I tried a Gaugemaster automatic reverse loop
module but no matter what I tried - shortening the leads, shortening the section of track,
I couldn't to get it to work 100% reliably. It would work if the loco was
travelling in one direction, but then it would fail in the other.
Sometimes it would cause the loco to stall momentarily, and then
accelerate away from zero. Other times it would require a reset of
the controller. Maybe it was the
combination of the Hornby Elite controller and the Gaugemaster reverse loop
module. I don't know. Anyway, I gave up trying. I'll try to
use it again on the electrofrog diamond crossing that I have.
On the diagonal reverse loop, I planned to have a station, and I decided
that no matter what, locos would have to stop there. The point arrangement
is complex enough for me to welcome a brief pause in the proceedings in order to
work out what to do next anyway !
Sour Grapes Station, I think I will call it.
But a single switch to reverse polarity wouldn't provide the safety that I
wanted. In effect, I wanted a dead section of track between two sections
which had different polarities - so that an accidental
short did not stop everything from working.
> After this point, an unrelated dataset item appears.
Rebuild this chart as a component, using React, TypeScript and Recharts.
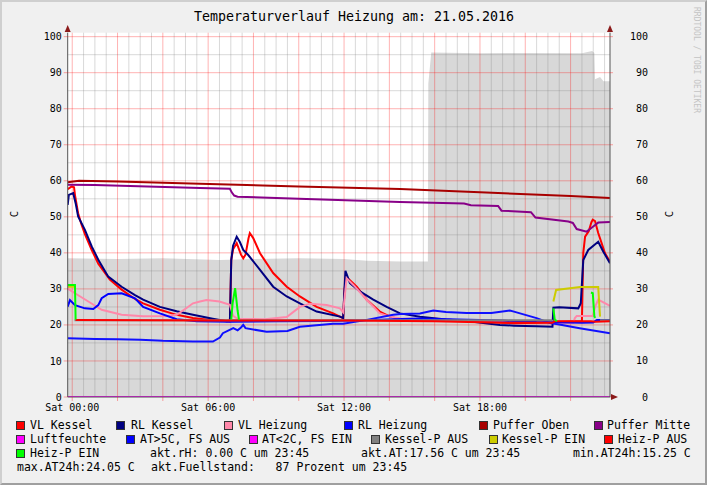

My reverse loop has, in both directions, the following sequence - point,
track section, track section / station, track section,
point a break in electrical continuity between each section.. This was done out of necessity as I have a diagonal
a baseboard join. In order to manage this, I have a small rectangular
board across the join which lifts out, thus enabling a 90 degree cut to be made
across the track itself. This is shown on the section of track plan,
wiring shows how I have managed this. The track on the left represents the
3 sections of track - R1, R2 and R3. R2 is the station. Above R1 is
the point and the main track. Below R3 is a point and the main track with
the polarity reversed - as it naturally occurs as the track loops round.
The section to be controlled are the 3 sections R1, R2, R3. The track
sections can be seen coloured Green, Yellow and Blue on the track plan above.
The switch is a miniature 4 pole double throw device with centre off.
ie four separate switches which are all put into the same position at the same
time. I have labelled these, 1,2,3 and 4. Each 'pole' or switch has
3 connectors, which I have labelled on the left as A, B and C. So when the
switch is in the 'up' position (see note below) - B1 is connected to A1; B2 is
connected to A2; B3 is connected to A3 and B4 is connected to A4.
When the switch is in the down position, B1, B2, B3, B4 are connected to C1, C2,
C3, C4 respectively.
A train enters the station from the bottom of the diagram. The switch
is in the down position. It is running perfectly well on the main line
with the black and red power feeds from the controller - which come from the
same place as the black and red feeds at the top of the diagram.
So the loco enters section R3 from the main track with the black (-ve) lead on
its left and red (+ve) lead on its right. The switch is down so Row B is connected to Row C.
The left track (grey lead) is connected to the black lead in switch B4.
The right track (blue) is connected the red (+ve) lead at B3.
Similarly, R2 is connected with the same polarity - Grey to Yellow through B1/C1
and Blue to Brown at B2/C2. So both R2 and R3 have the same polarity as
the main track to the south. The train is stopped at the station. If it
fails to stop, then it will enter R1. No short will take place, as the
switch is down and R1 is
not connected to anything on Row A of the switch. All four switches are connecting Row B to Row
C. The loco will continue along R1 until all of its pickups have left section R2,
and will then stop dead. Each section is long enough to hold a
loco. Only the loco at the front has pickups on my DCC layout, otherwise I
would need very long track sections.
When the train has stopped, the switch can be thrown so that A1, A2, A3, A4
are connected to B1, B2, B3, B4 respectively. Section R3 becomes dead and
sections R1 and R2 are both connected to the section to the north of R1 - ie
with a reversed polarity.
(nb - in reality, when contacts on row C are connected to their
respective centre contacts, the switch lever is in the 'up' position.
It is easy to make this error, but the solution is simple - rotate the
switch through 180 degrees !)
Footnote. When operating in DC, it
necessary to stop the loco, throw the 4PDT switch AND change the
direction of the controller before entering the last section.
Using DCC, there is no need to change the controller - in fact the 4PDT
switch can be thrown while the loco is moving in the middle section.